Currently an engineering student who are getting mediocre grades without any internship. Seeing people around my level of skills and grades graduating ahead of me, I don't think I'll be able to break into the engineering field.
I've been thinking about teaching middle school or high school level math/physics as a backup plan.
How difficult is it to get a teaching job? Is it competitive?
How much weight would they put on my academic history?
Don't compare yourself to your peers. Compare yourself to the curriculum. This is unhealthy behavior and you're just going to keep second guessing like this.
Look up impostor syndrome. It's a thing, and you're not alone.
>>18344526
Yeah, serious issue for grad students too.
Teaching depends on where you live, and what extra education you get in terms of competitiveness. If you're in america you pretty much can get a guaranteed job in teaching through teachers for america program. Prove yourself and you'll have a job for a life time.
No, literally NO ONE gives a fuck about your college gpa unless you're an engineer with only a bachelors. ffs it doesnt even really affect your chances for grad school in a huge way.
With a masters and 15ish years experience you can make as much as 90k a year as an elementary school teacher (yes even kindergarten which only have half days) in some states. And considering the job is typically 8 hours a day or less a day AND you only work 9 months out the year is a pretty good fucking deal..
>>18344526
>Impostor syndrome
Damn, it seems to really explain so much of my personal struggle, even outside of my education.
Though I do have legitimate problems with work ethics and general laziness, constantly bashing myself with sense of inadequacy is only making things worse.

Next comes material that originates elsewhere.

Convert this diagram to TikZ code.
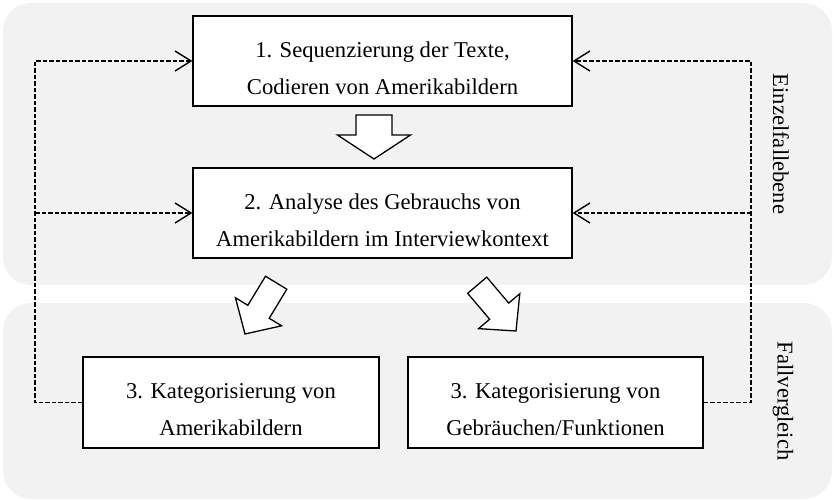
\documentclass[tikz,border=0pt]{standalone}
\usepackage{fontspec}
\setmainfont{Liberation Serif}
\usetikzlibrary{arrows.meta}

\definecolor{panelgray}{RGB}{242,242,242}

% Blockpfeil: Spitze bei (#1), Richtung #2, Laenge #3, Schaft #4, Kopf #5, Kopflaenge #6
\newcommand{\blockpfeil}[6]{%
  \begin{scope}[shift={(#1)}, rotate=#2]
    \draw [line width=1.3bp, fill=white, line join=miter]
      (0,0) -- (-#6,#5) -- (-#6,#4) -- (-#3,#4) -- (-#3,-#4)
      -- (-#6,-#4) -- (-#6,-#5) -- cycle;
  \end{scope}}

\begin{document}
\begin{tikzpicture}[x=1bp, y=-1bp,
    every node/.style={font=\fontsize{22.6bp}{37bp}\selectfont},
    schritt/.style={draw, fill=white, line width=1.3bp, align=center, inner sep=0pt},
    ebene/.style={fill=panelgray, rounded corners=28bp},
    rueck/.style={line width=1.4bp, dash pattern=on 4.5bp off 2bp},
    spitze/.style={-{Straight Barb[length=16bp, width=20bp]}}]

  \useasboundingbox (0,0) rectangle (834,501);

  % Hintergrund: Einzelfallebene und Fallvergleich
  \fill [ebene] (3,3) rectangle (832,285);
  \fill [ebene] (3,303) rectangle (832,499);

  \node [rotate=-90] (einzel) at (781,144) {Einzelfallebene};
  \node [rotate=-90] (vergl) at (783,401) {Fallvergleich};

  % Arbeitsschritte
  \node [schritt, minimum width=379bp, minimum height=90bp] (s1) at (382.5,61)
    {\rule{0pt}{30bp}1. Sequenzierung der Texte,\\Codieren von Amerikabildern};
  \node [schritt, minimum width=379bp, minimum height=90bp] (s2) at (382.5,213)
    {\rule{0pt}{30bp}2. Analyse des Gebrauchs von\\Amerikabildern im Interviewkontext};
  \node [schritt, minimum width=296bp, minimum height=91bp] (k1) at (231,402.5)
    {\rule{0pt}{30bp}3. Kategorisierung von\\Amerikabildern};
  \node [schritt, minimum width=295bp, minimum height=91bp] (k2) at (555.5,402.5)
    {\rule{0pt}{30bp}3. Kategorisierung von\\Gebräuchen/Funktionen};

  % Blockpfeile
  \blockpfeil{374,159}{-90}{44}{18}{36.5}{24}
  \blockpfeil{245,334}{-121.3}{60}{12.5}{27}{26}
  \blockpfeil{516,331}{-49.7}{60}{12.5}{27}{26}

  % Rueckkopplung (gestrichelt)
  \coordinate (links) at (35,0);
  \coordinate (rechts) at (751,0);

  \draw [rueck, spitze] (k1.west) -- (k1.west -| links) |- (s1.west);
  \draw [rueck, spitze] (s2.west -| links) -- (s2.west);

  \draw [rueck, spitze] (k2.east) -- (k2.east -| rechts) |- (s1.east);
  \draw [rueck, spitze] (s2.east -| rechts) -- (s2.east);

\end{tikzpicture}
\end{document}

I still find my chances of employment in the future quite low, but I'll try to keep these things in mind.
>>18344567
>Teach for America
The interview/resume process seems quite selective, but it sounds like a promising program.
It looks like they have recruitment at my uni, I'll look into it and apply for it next year.
I'm a CS student literally faking it till I make it , getting by through raw charisma, google-fu, and knowing right people.
I'm in a worse boat than you OP, desu maybe I should consider teaching but I don't know what a CS major can teach, I always thought you needed a teaching degree or a diploma or a cert to do it
Suicide?
>>18344491
Fuck off
>>18344491
Teaching has to be a calling, not a fall-back. It has to be the thing you'd rather do than anything else, to make it worthwhile.
The teaching itself is great. The problem is everything else - paperwork, dealing with irate parents ("Why did my kid get only a B?"), dealing with administration, dealing with state interference ("Why are your kids' test scores a decimal point lower than the state average?"), budget cuts.
Unless you get immense satisfaction from the teaching part and can't imagine yourself doing anything else, the rest of the job isn't worth it.
It is certainly not something you do because you're not good enough at your first profession.
>>18346226
Nope.
>>18346226
You're probably right, the idea only came to me because majority of my family and relatives are in education.
And I didn't want to let years of college education going to waste, so I thought I might as well share it with kids.
Still, I'm quite scared of falling back to the comfort of NEET/minimum wage lifestyle and never getting out.
Any recommendation on what I could do? I will definitely apply for engineering jobs once I do graduate, but it would require tremendous amount of luck for me to make it through
I have 2 duis, could i still be a teacher?